>>

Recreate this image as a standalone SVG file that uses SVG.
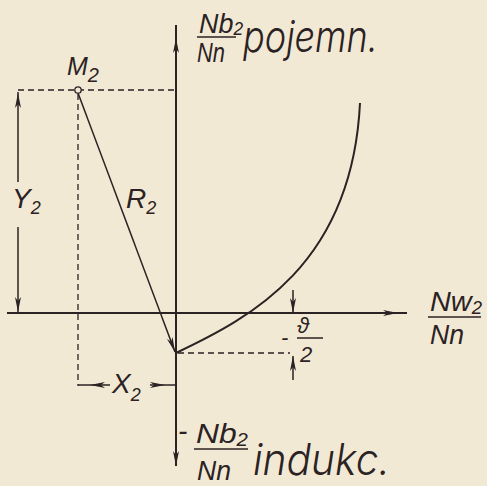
<svg xmlns="http://www.w3.org/2000/svg" xmlns:xlink="http://www.w3.org/1999/xlink" width="487" height="486" viewBox="0 0 487 486">
<style>
.ln{stroke:#2b2224;stroke-width:2;fill:none}
.thin{stroke:#2b2224;stroke-width:1.5;fill:none}
.dash{stroke:#2b2224;stroke-width:1.3;fill:none;stroke-dasharray:6 4}
.ah{fill:#2b2224}
text{font-family:"Liberation Sans",Arial,sans-serif;font-style:italic;fill:#2b2224}
.big{font-family:Inter,"Liberation Sans",sans-serif;font-weight:300;font-size:44px}
.lab{font-size:28px}
.sub{font-size:18px}
</style>
<defs>
<path id="ah" d="M0,0 L-15,-3 L-11,0 L-15,3 Z"/>
</defs>
<rect width="487" height="486" fill="#f2e9d4"/>
<g id="axes">
<line class="ln" x1="176" y1="25" x2="176" y2="466"/>
<line class="ln" x1="7" y1="313" x2="407" y2="313"/>
<use class="ah" xlink:href="#ah" transform="translate(176,38) rotate(-90)"/>
<use class="ah" xlink:href="#ah" transform="translate(176,466) rotate(90)"/>
<use class="ah" xlink:href="#ah" transform="translate(398,313)"/>
</g>
<g id="dashes">
<line class="dash" x1="18" y1="90" x2="176" y2="90"/>
<line class="dash" x1="78" y1="94" x2="78" y2="386"/>
<line class="dash" x1="178" y1="353" x2="290" y2="353"/>
</g>
<g id="dimensions">
<line class="thin" x1="18" y1="92" x2="18" y2="182"/>
<line class="thin" x1="18" y1="227" x2="18" y2="313"/>
<use class="ah" xlink:href="#ah" transform="translate(18,93) rotate(-90)"/>
<use class="ah" xlink:href="#ah" transform="translate(18,312) rotate(90)"/>
<line class="thin" x1="78" y1="385" x2="110" y2="385"/>
<line class="thin" x1="150" y1="385" x2="176" y2="385"/>
<use class="ah" xlink:href="#ah" transform="translate(90,385) rotate(180)"/>
<use class="ah" xlink:href="#ah" transform="translate(165,385)"/>
<line class="thin" x1="293" y1="290" x2="293" y2="313"/>
<line class="thin" x1="293" y1="356" x2="293" y2="380"/>
<use class="ah" xlink:href="#ah" transform="translate(293,313) rotate(90)"/>
<use class="ah" xlink:href="#ah" transform="translate(293,356) rotate(-90)"/>
</g>
<g id="R2">
<line class="thin" x1="78" y1="93" x2="175" y2="352"/>
<use class="ah" xlink:href="#ah" transform="translate(175,352) rotate(69.5)"/>
</g>
<g id="curve">
<path class="ln" d="M176,353 C250,318 352,265 360,103"/>
</g>
<g id="M2">
<circle cx="78" cy="90" r="3.2" fill="#f2e9d4" stroke="#2b2224" stroke-width="1.3"/>
<text x="67" y="75" font-size="25">M<tspan font-size="20" dy="7">2</tspan></text>
</g>
<g id="labels">
<text class="lab" x="12" y="208">Y<tspan class="sub" dy="6">2</tspan></text>
<text class="lab" x="126" y="208">R<tspan class="sub" dy="6">2</tspan></text>
<text class="lab" x="112" y="393">X<tspan class="sub" dy="8">2</tspan></text>
<text class="big" x="243" y="52" textLength="135" lengthAdjust="spacingAndGlyphs">pojemn.</text>
<text class="big" x="253" y="475" textLength="137" lengthAdjust="spacingAndGlyphs">indukc.</text>
<text class="lab" x="199" y="33" textLength="44" lengthAdjust="spacingAndGlyphs">Nb<tspan class="sub" dy="2">2</tspan></text>
<line class="thin" x1="197" y1="37" x2="236" y2="37"/>
<text class="lab" x="197" y="62" textLength="28" lengthAdjust="spacingAndGlyphs">Nn</text>
<text class="lab" x="430" y="311" textLength="52" lengthAdjust="spacingAndGlyphs">Nw<tspan class="sub" dy="3">2</tspan></text>
<line class="thin" x1="428" y1="317" x2="481" y2="317"/>
<text class="lab" x="430" y="344" textLength="34" lengthAdjust="spacingAndGlyphs">Nn</text>
<text class="lab" x="178" y="440">-</text>
<text class="lab" x="196" y="443" textLength="52" lengthAdjust="spacingAndGlyphs">Nb<tspan class="sub" dy="3">2</tspan></text>
<line class="thin" x1="194" y1="449" x2="248" y2="449"/>
<text class="lab" x="197" y="480" textLength="34" lengthAdjust="spacingAndGlyphs">Nn</text>
<text x="281" y="345" font-size="22">-</text>
<text x="297" y="333" font-size="22" font-style="normal">ϑ</text>
<line class="thin" x1="297" y1="338" x2="323" y2="338"/>
<text x="300" y="362" font-size="22" font-style="normal">2</text>
</g>
</svg>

<<

* WHAT YOU SHOULD DO *
Write the material out again exactly as it appears, dropping the pictures.

* WRITTEN RESPONSE *
Recreate this image as a standalone SVG file that uses SVG.
<svg xmlns="http://www.w3.org/2000/svg" xmlns:xlink="http://www.w3.org/1999/xlink" width="487" height="486" viewBox="0 0 487 486">
<style>
.ln{stroke:#2b2224;stroke-width:2;fill:none}
.thin{stroke:#2b2224;stroke-width:1.5;fill:none}
.dash{stroke:#2b2224;stroke-width:1.3;fill:none;stroke-dasharray:6 4}
.ah{fill:#2b2224}
text{font-family:"Liberation Sans",Arial,sans-serif;font-style:italic;fill:#2b2224}
.big{font-family:Inter,"Liberation Sans",sans-serif;font-weight:300;font-size:44px}
.lab{font-size:28px}
.sub{font-size:18px}
</style>
<defs>
<path id="ah" d="M0,0 L-15,-3 L-11,0 L-15,3 Z"/>
</defs>
<rect width="487" height="486" fill="#f2e9d4"/>
<g id="axes">
<line class="ln" x1="176" y1="25" x2="176" y2="466"/>
<line class="ln" x1="7" y1="313" x2="407" y2="313"/>
<use class="ah" xlink:href="#ah" transform="translate(176,38) rotate(-90)"/>
<use class="ah" xlink:href="#ah" transform="translate(176,466) rotate(90)"/>
<use class="ah" xlink:href="#ah" transform="translate(398,313)"/>
</g>
<g id="dashes">
<line class="dash" x1="18" y1="90" x2="176" y2="90"/>
<line class="dash" x1="78" y1="94" x2="78" y2="386"/>
<line class="dash" x1="178" y1="353" x2="290" y2="353"/>
</g>
<g id="dimensions">
<line class="thin" x1="18" y1="92" x2="18" y2="182"/>
<line class="thin" x1="18" y1="227" x2="18" y2="313"/>
<use class="ah" xlink:href="#ah" transform="translate(18,93) rotate(-90)"/>
<use class="ah" xlink:href="#ah" transform="translate(18,312) rotate(90)"/>
<line class="thin" x1="78" y1="385" x2="110" y2="385"/>
<line class="thin" x1="150" y1="385" x2="176" y2="385"/>
<use class="ah" xlink:href="#ah" transform="translate(90,385) rotate(180)"/>
<use class="ah" xlink:href="#ah" transform="translate(165,385)"/>
<line class="thin" x1="293" y1="290" x2="293" y2="313"/>
<line class="thin" x1="293" y1="356" x2="293" y2="380"/>
<use class="ah" xlink:href="#ah" transform="translate(293,313) rotate(90)"/>
<use class="ah" xlink:href="#ah" transform="translate(293,356) rotate(-90)"/>
</g>
<g id="R2">
<line class="thin" x1="78" y1="93" x2="175" y2="352"/>
<use class="ah" xlink:href="#ah" transform="translate(175,352) rotate(69.5)"/>
</g>
<g id="curve">
<path class="ln" d="M176,353 C250,318 352,265 360,103"/>
</g>
<g id="M2">
<circle cx="78" cy="90" r="3.2" fill="#f2e9d4" stroke="#2b2224" stroke-width="1.3"/>
<text x="67" y="75" font-size="25">M<tspan font-size="20" dy="7">2</tspan></text>
</g>
<g id="labels">
<text class="lab" x="12" y="208">Y<tspan class="sub" dy="6">2</tspan></text>
<text class="lab" x="126" y="208">R<tspan class="sub" dy="6">2</tspan></text>
<text class="lab" x="112" y="393">X<tspan class="sub" dy="8">2</tspan></text>
<text class="big" x="243" y="52" textLength="135" lengthAdjust="spacingAndGlyphs">pojemn.</text>
<text class="big" x="253" y="475" textLength="137" lengthAdjust="spacingAndGlyphs">indukc.</text>
<text class="lab" x="199" y="33" textLength="44" lengthAdjust="spacingAndGlyphs">Nb<tspan class="sub" dy="2">2</tspan></text>
<line class="thin" x1="197" y1="37" x2="236" y2="37"/>
<text class="lab" x="197" y="62" textLength="28" lengthAdjust="spacingAndGlyphs">Nn</text>
<text class="lab" x="430" y="311" textLength="52" lengthAdjust="spacingAndGlyphs">Nw<tspan class="sub" dy="3">2</tspan></text>
<line class="thin" x1="428" y1="317" x2="481" y2="317"/>
<text class="lab" x="430" y="344" textLength="34" lengthAdjust="spacingAndGlyphs">Nn</text>
<text class="lab" x="178" y="440">-</text>
<text class="lab" x="196" y="443" textLength="52" lengthAdjust="spacingAndGlyphs">Nb<tspan class="sub" dy="3">2</tspan></text>
<line class="thin" x1="194" y1="449" x2="248" y2="449"/>
<text class="lab" x="197" y="480" textLength="34" lengthAdjust="spacingAndGlyphs">Nn</text>
<text x="281" y="345" font-size="22">-</text>
<text x="297" y="333" font-size="22" font-style="normal">ϑ</text>
<line class="thin" x1="297" y1="338" x2="323" y2="338"/>
<text x="300" y="362" font-size="22" font-style="normal">2</text>
</g>
</svg>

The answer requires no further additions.